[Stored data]
--- Start ---
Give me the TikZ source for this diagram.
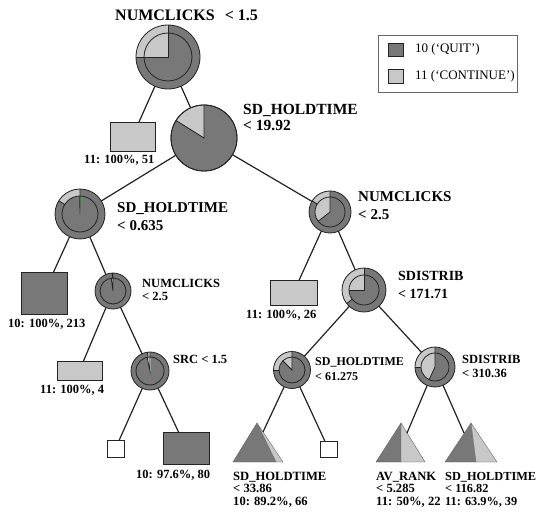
\documentclass[tikz,border=0pt]{standalone}
\usepackage{fontspec}
\setmainfont{Liberation Serif}
\usetikzlibrary{calc}

\definecolor{dk}{RGB}{120,120,120}
\definecolor{lt}{RGB}{200,200,200}
\definecolor{ln}{RGB}{35,35,35}
\definecolor{grn}{RGB}{60,170,60}

\newcommand\lblsize[1]{\fontsize{#1}{#1}\selectfont}

% double pie: outer ring = parent split, inner disc = node split
% #1 name, #2 centre, #3 outer radius, #4 inner radius,
% #5 end angle of the light outer wedge, #6 end angle of the light inner wedge
\newcommand\pienode[6]{%
  \node[circle, inner sep=0pt, outer sep=0pt, minimum size={2*#3pt}] (#1) at (#2) {};
  \begin{scope}[shift={(#1.center)}, yscale=-1]
    \fill[dk] (0,0) circle[radius=#3];
    \fill[lt] (0,0) -- (90:#3) arc[start angle=90, end angle=#5, radius=#3] -- cycle;
    \fill[dk] (0,0) circle[radius=#4];
    \fill[lt] (0,0) -- (90:#4) arc[start angle=90, end angle=#6, radius=#4] -- cycle;
    \draw[pieline] (#5:#4) -- (#5:#3);
    \draw[pieline] (90:#3) -- (0,0) -- (#6:#4);
    \draw[pieline] (0,0) circle[radius=#4];
    \draw[pieline] (0,0) circle[radius=#3];
  \end{scope}}

\begin{document}
\begin{tikzpicture}[x=1pt, y=-1pt,
    link/.style={draw=ln, line width=1.2pt},
    pieline/.style={draw=ln, line width=0.8pt},
    leafbox/.style={draw=ln, line width=0.8pt, inner sep=0pt, outer sep=0pt},
    lab/.style={anchor=base west, inner sep=0pt, font=\bfseries},
    leaflab/.style={anchor=base west, inner sep=0pt, font=\bfseries\lblsize{12.5}},
    tri/.style={draw=dk!80!black, line width=0.4pt, line join=round}]

  \useasboundingbox (0,0) rectangle (538,513);
  \fill[white] (0,0) rectangle (538,513);

  % ---- split nodes ----
  \pienode{root}{168,57}{32}{24}{180}{180}
  \pienode{sdh19}{204,138}{33}{33}{148}{148}
  \pienode{sdh635}{80,214}{25}{18}{148}{91}
  \draw[grn, line width=0.7pt] ([xshift=1pt]sdh635.center) -- ++(0.5,-17);
  \pienode{ncl}{113,291}{18}{13}{92}{98}
  \pienode{src}{150,371}{19}{14}{98}{102}
  \draw[grn!60!lt, line width=0.6pt] ([xshift=0.5pt]src.center) -- ++(0,-13);
  \pienode{ncr}{330,212}{21}{15}{148}{218}
  \pienode{sdi171}{364,290}{22}{15}{218}{180}
  \pienode{sdh61}{292,370}{18.5}{13}{180}{135}
  \pienode{sdi310}{435,367}{20}{14}{180}{245}

  % ---- leaves ----
  \node[leafbox, fill=lt, minimum width=45pt, minimum height=29pt] (l51) at (132.5,136.5) {};
  \node[leafbox, fill=dk, minimum width=46pt, minimum height=42pt] (l213) at (44,293) {};
  \node[leafbox, fill=lt, minimum width=45pt, minimum height=19pt] (l4) at (79.5,370.5) {};
  \node[leafbox, fill=lt, minimum width=47pt, minimum height=25pt] (l26) at (293.5,292.5) {};
  \node[leafbox, fill=dk, minimum width=46pt, minimum height=32pt] (l80) at (186,448) {};
  \node[leafbox, fill=white, minimum width=17pt, minimum height=17pt] (e1) at (115.5,448.5) {};
  \node[leafbox, fill=white, minimum width=17pt, minimum height=16pt] (e2) at (328.5,449) {};

  % pyramid leaves
  \fill[dk] (257,423) -- (233,462) -- (276,462) -- cycle;
  \fill[lt] (257,423) -- (276,462) -- (283,462) -- cycle;
  \draw[tri] (257,423) -- (233,462) -- (283,462) -- cycle (257,423) -- (276,462);
  \coordinate (t66) at (263,432);

  \fill[dk] (401,423) -- (376,462) -- (401,462) -- cycle;
  \fill[lt] (401,423) -- (401,462) -- (425,462) -- cycle;
  \draw[tri] (401,423) -- (376,462) -- (425,462) -- cycle (401,423) -- (401,462);
  \coordinate (tav) at (407,433);

  \fill[dk] (471,423) -- (445,462) -- (476,462) -- cycle;
  \fill[lt] (471,423) -- (476,462) -- (497,462) -- cycle;
  \draw[tri] (471,423) -- (445,462) -- (497,462) -- cycle (471,423) -- (476,462);
  \coordinate (t39) at (464,433);

  % ---- connectors ----
  \draw[link] (root) -- (l51);
  \draw[link] (root) -- (sdh19);
  \draw[link] (sdh19) -- (sdh635);
  \draw[link] (sdh19) -- (ncr);
  \draw[link] (sdh635) -- (l213);
  \draw[link] (sdh635) -- (ncl);
  \draw[link] (ncl) -- (l4);
  \draw[link] (ncl) -- (src);
  \draw[link] (src) -- (e1);
  \draw[link] (src) -- (l80);
  \draw[link] (ncr) -- (l26);
  \draw[link] (ncr) -- (sdi171);
  \draw[link] (sdi171) -- (sdh61);
  \draw[link] (sdi171) -- (sdi310);
  \draw[link] (sdh61) -- (t66);
  \draw[link] (sdh61) -- (e2);
  \draw[link] (sdi310) -- (tav);
  \draw[link] (sdi310) -- (t39);

  % ---- split labels ----
  \node[lab, font=\bfseries\lblsize{16}] (rootl) at (115,21) {NUMCLICKS\hspace{10pt}< 1.5};
  \node[lab, font=\bfseries\lblsize{15.5}] (sdh19a) at (243,115) {SD\_HOLDTIME};
  \node[lab, font=\bfseries\lblsize{15.5}] (sdh19b) at (243,131) {< 19.92};
  \node[lab, font=\bfseries\lblsize{15}] (sdh635a) at (117,213) {SD\_HOLDTIME};
  \node[lab, font=\bfseries\lblsize{15}] (sdh635b) at (117,230) {< 0.635};
  \node[lab, font=\bfseries\lblsize{15}] (ncra) at (358,202) {NUMCLICKS};
  \node[lab, font=\bfseries\lblsize{15}] (ncrb) at (358,220) {< 2.5};
  \node[lab, font=\bfseries\lblsize{14}] (sdi171a) at (398,280) {SDISTRIB};
  \node[lab, font=\bfseries\lblsize{14}] (sdi171b) at (398,298) {< 171.71};
  \node[lab, font=\bfseries\lblsize{12.5}] (ncla) at (142,287) {NUMCLICKS};
  \node[lab, font=\bfseries\lblsize{12.5}] (nclb) at (142,300) {< 2.5};
  \node[lab, font=\bfseries\lblsize{12.5}] (srcl) at (173,363) {SRC < 1.5};
  \node[lab, font=\bfseries\lblsize{12}] (sdh61a) at (315,365) {SD\_HOLDTIME};
  \node[lab, font=\bfseries\lblsize{12}] (sdh61b) at (315,380) {< 61.275};
  \node[lab, font=\bfseries\lblsize{12.5}] (sdi310a) at (462,363) {SDISTRIB};
  \node[lab, font=\bfseries\lblsize{12.5}] (sdi310b) at (462,377) {< 310.36};

  % ---- leaf labels ----
  \node[leaflab] (l51t) at (84,164) {11: 100\%, 51};
  \node[leaflab] (l213t) at (8,327) {10: 100\%, 213};
  \node[leaflab] (l4t) at (40,393) {11: 100\%, 4};
  \node[leaflab] (l26t) at (246,318) {11: 100\%, 26};
  \node[leaflab] (l80t) at (136,478) {10: 97.6\%, 80};

  \node[lab, font=\bfseries\lblsize{12.6}] (t66a) at (233,480) {SD\_HOLDTIME};
  \node[lab, font=\bfseries\lblsize{12.6}] (t66b) at (233,492) {< 33.86};
  \node[lab, font=\bfseries\lblsize{12.6}] (t66c) at (233,505) {10: 89.2\%, 66};
  \node[lab, font=\bfseries\lblsize{12.6}] (tava) at (376,480) {AV\_RANK};
  \node[lab, font=\bfseries\lblsize{12.6}] (tavb) at (376,492) {< 5.285};
  \node[lab, font=\bfseries\lblsize{12.6}] (tavc) at (376,505) {11: 50\%, 22};
  \node[lab, font=\bfseries\lblsize{12.3}] (t39a) at (445,480) {SD\_HOLDTIME};
  \node[lab, font=\bfseries\lblsize{12.3}] (t39b) at (445,492) {< 116.82};
  \node[lab, font=\bfseries\lblsize{12.3}] (t39c) at (445,505) {11: 63.9\%, 39};

  % ---- legend ----
  \node[draw=ln!70, line width=0.8pt, minimum width=139pt, minimum height=57pt, inner sep=0pt] (legend) at (447.5,63.5) {};
  \node[leafbox, fill=dk, minimum width=15pt, minimum height=13pt] (key10) at (395.5,49.5) {};
  \node[leafbox, fill=lt, minimum width=15pt, minimum height=14pt] (key11) at (395.5,76) {};
  \node[anchor=base west, inner sep=0pt, font=\lblsize{13}] (key10t) at (415,53) {10 (`QUIT')};
  \node[anchor=base west, inner sep=0pt, font=\lblsize{13}] (key11t) at (415,80) {11 (`CONTINUE')};
\end{tikzpicture}
\end{document}
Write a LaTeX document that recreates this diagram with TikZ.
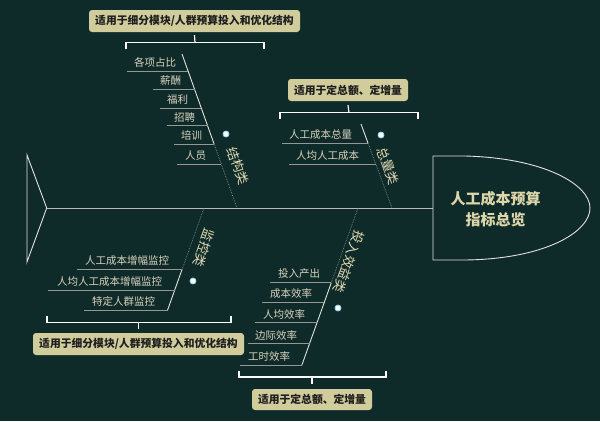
\documentclass[tikz,border=0pt]{standalone}
\usepackage{fontspec}
\setmainfont{Noto Sans CJK SC}
\definecolor{bg}{RGB}{15,43,41}
\definecolor{bone}{RGB}{225,225,225}
\definecolor{sub}{RGB}{150,150,150}
\definecolor{txt}{RGB}{215,210,190}
\definecolor{lbl}{RGB}{225,218,180}
\definecolor{call}{RGB}{208,204,156}
\definecolor{calltxt}{RGB}{30,30,30}
\definecolor{headtxt}{RGB}{220,214,170}
\definecolor{dotring}{RGB}{160,210,240}
\begin{document}
\begin{tikzpicture}[x=1pt,y=-1pt,
  subtext/.style={anchor=west,inner sep=0pt,text=txt,font=\fontsize{10.5}{12}\selectfont},
  underl/.style={draw=sub,line width=0.8pt},
  bonesolid/.style={draw=bone,line width=0.9pt},
  bonefade/.style={draw=bone!55!bg,line width=0.7pt,densely dotted},
  spine/.style={draw=bone!80!bg,line width=1pt},
  bonelabel/.style={text=lbl,font=\fontsize{13}{14}\selectfont,inner sep=0pt},
  dotmark/.style={circle,fill=white,draw=dotring,line width=0.8pt,inner sep=0pt,minimum size=6pt},
  callout/.style={fill=call,rounded corners=3pt,text=calltxt,font=\bfseries\fontsize{10.8}{12}\selectfont,minimum height=22pt,inner sep=0pt},
  bracket/.style={draw=white,line width=1.2pt},
  headtext/.style={text=headtxt,font=\bfseries\fontsize{15}{21.5}\selectfont,align=center,inner sep=0pt}
]
\fill[bg] (0,0) rectangle (600,421);
\useasboundingbox (0,0) rectangle (600,421);

% tail, spine, head
\coordinate (tailT) at (27,155);
\coordinate (tailB) at (27,262);
\coordinate (tailTip) at (46.7,208);
\coordinate (headL) at (433,208);
\draw[bonesolid] (tailT) -- (tailTip) -- (tailB) -- cycle;
\draw[spine] (tailTip) -- (headL);
\draw[bonesolid] (433,156) -- (465,156) .. controls (545,158) and (590,185) .. (590,208)
  .. controls (590,232) and (545,259) .. (465,260) -- (433,260) -- cycle;
\node[headtext] (head) at (495.5,209) {人工成本预算\\指标总览};

% bone A : 结构类
\coordinate (A1) at (182,54);
\coordinate (Am) at (214.1,144);
\coordinate (A0) at (237,208);
\draw[bonesolid] (A1) -- (Am);
\draw[bonefade] (Am) -- (A0);
\coordinate (a1s) at (127,71);    \coordinate (a1e) at (188.1,71);
\coordinate (a2s) at (153,89.3);  \coordinate (a2e) at (194.5,89.3);
\coordinate (a3s) at (160,108.3); \coordinate (a3e) at (201.4,108.3);
\coordinate (a4s) at (167,125.7); \coordinate (a4e) at (207.6,125.7);
\coordinate (a5s) at (174,144);   \coordinate (a5e) at (214.1,144);
\coordinate (a6s) at (177,164.3); \coordinate (a6e) at (221.4,164.3);
\foreach \i in {1,...,6} {\draw[underl] (a\i s) -- (a\i e);}
\node[subtext] (ta1) at (134,62.5) {各项占比};
\node[subtext] (ta2) at (160,81) {薪酬};
\node[subtext] (ta3) at (167,100) {福利};
\node[subtext] (ta4) at (174,117.5) {招聘};
\node[subtext] (ta5) at (181,135.5) {培训};
\node[subtext] (ta6) at (185,156) {人员};
\node[dotmark] (dA) at (226,134) {};
\node[bonelabel,rotate=-70.35] (lA) at (238,166) {结构类};

% bone B : 总量类
\coordinate (B1) at (361,124);
\coordinate (Bm) at (368,143);
\coordinate (B0) at (392,208);
\draw[bonesolid] (B1) -- (Bm);
\draw[bonefade] (Bm) -- (B0);
\coordinate (b1s) at (282,143); \coordinate (b1e) at (368,143);
\coordinate (b2s) at (289,164); \coordinate (b2e) at (375.8,164);
\draw[underl] (b1s) -- (b1e);
\draw[underl] (b2s) -- (b2e);
\node[subtext] (tb1) at (289,134.5) {人工成本总量};
\node[subtext] (tb2) at (296,155.5) {人均人工成本};
\node[dotmark] (dB) at (381,135) {};
\node[bonelabel,rotate=-70.35] (lB) at (388,166) {总量类};

% bone C : 监控类
\coordinate (C0) at (204,208);
\coordinate (Cm) at (182.1,269.3);
\coordinate (C1) at (167.6,310);
\draw[bonefade] (C0) -- (Cm);
\draw[bonesolid] (Cm) -- (C1);
\coordinate (c1s) at (77,269.3); \coordinate (c1e) at (182.1,269.3);
\coordinate (c2s) at (48,290);   \coordinate (c2e) at (174.7,290);
\coordinate (c3s) at (84,310);   \coordinate (c3e) at (167.6,310);
\foreach \i in {1,2,3} {\draw[underl] (c\i s) -- (c\i e);}
\node[subtext] (tc1) at (85,260.5) {人工成本增幅监控};
\node[subtext] (tc2) at (57,281.5) {人均人工成本增幅监控};
\node[subtext] (tc3) at (92,301.5) {特定人群监控};
\node[dotmark] (dC) at (193,281) {};
\node[bonelabel,rotate=-109.65] (lC) at (204,248) {监控类};

% bone D : 投入效益类
\coordinate (D0) at (358,208);
\coordinate (Dm) at (331.3,282.7);
\coordinate (D1) at (301.8,365.3);
\draw[bonefade] (D0) -- (Dm);
\draw[bonesolid] (Dm) -- (D1);
\coordinate (d1s) at (270,282.7); \coordinate (d1e) at (331.3,282.7);
\coordinate (d2s) at (262,302.7); \coordinate (d2e) at (324.2,302.7);
\coordinate (d3s) at (255,322.7); \coordinate (d3e) at (317.0,322.7);
\coordinate (d4s) at (248,343.3); \coordinate (d4e) at (309.7,343.3);
\coordinate (d5s) at (240,365.3); \coordinate (d5e) at (301.8,365.3);
\foreach \i in {1,...,5} {\draw[underl] (d\i s) -- (d\i e);}
\node[subtext] (td1) at (278,274) {投入产出};
\node[subtext] (td2) at (270,294) {成本效率};
\node[subtext] (td3) at (263,314) {人均效率};
\node[subtext] (td4) at (255,335) {边际效率};
\node[subtext] (td5) at (248,356.7) {工时效率};
\node[dotmark] (dD) at (338,308) {};
\node[bonelabel,rotate=-109.65] (lD) at (349,262) {投入效益类};

% callouts and brackets
\node[callout,minimum width=211pt] (callA) at (194.5,21) {适用于细分模块/人群预算投入和优化结构};
\coordinate (brA) at (195,42.7);
\draw[bracket] (126,49.3) -- (126,42.7) -- (264,42.7) -- (264,49.3);
\draw[bracket] (callA.south) ++(0,3) -- (brA);

\node[callout,minimum width=120pt] (callB) at (348,90) {适用于定总额、定增量};
\coordinate (brB) at (349,112.7);
\draw[bracket] (280,119) -- (280,112.7) -- (418,112.7) -- (418,119);
\draw[bracket] (callB.south) ++(0,4) -- (brB);

\node[callout,minimum width=211pt] (callC) at (138.5,344) {适用于细分模块/人群预算投入和优化结构};
\coordinate (brC) at (138.5,322.7);
\draw[bracket] (47,316) -- (47,322.7) -- (231,322.7) -- (231,316);
\draw[bracket] (callC.north) ++(0,-3.5) -- (brC);

\node[callout,minimum width=120pt,minimum height=21pt] (callD) at (312,399.5) {适用于定总额、定增量};
\coordinate (brD) at (312,377);
\draw[bracket] (239,371) -- (239,377) -- (386,377) -- (386,371);
\draw[bracket] (callD.north) ++(0,-5) -- (brD);
\end{tikzpicture}
\end{document}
--- End ---
Identify and copy the lines holding the word "diagram".

Give me the TikZ source for this diagram.
Write a LaTeX document that recreates this diagram with TikZ.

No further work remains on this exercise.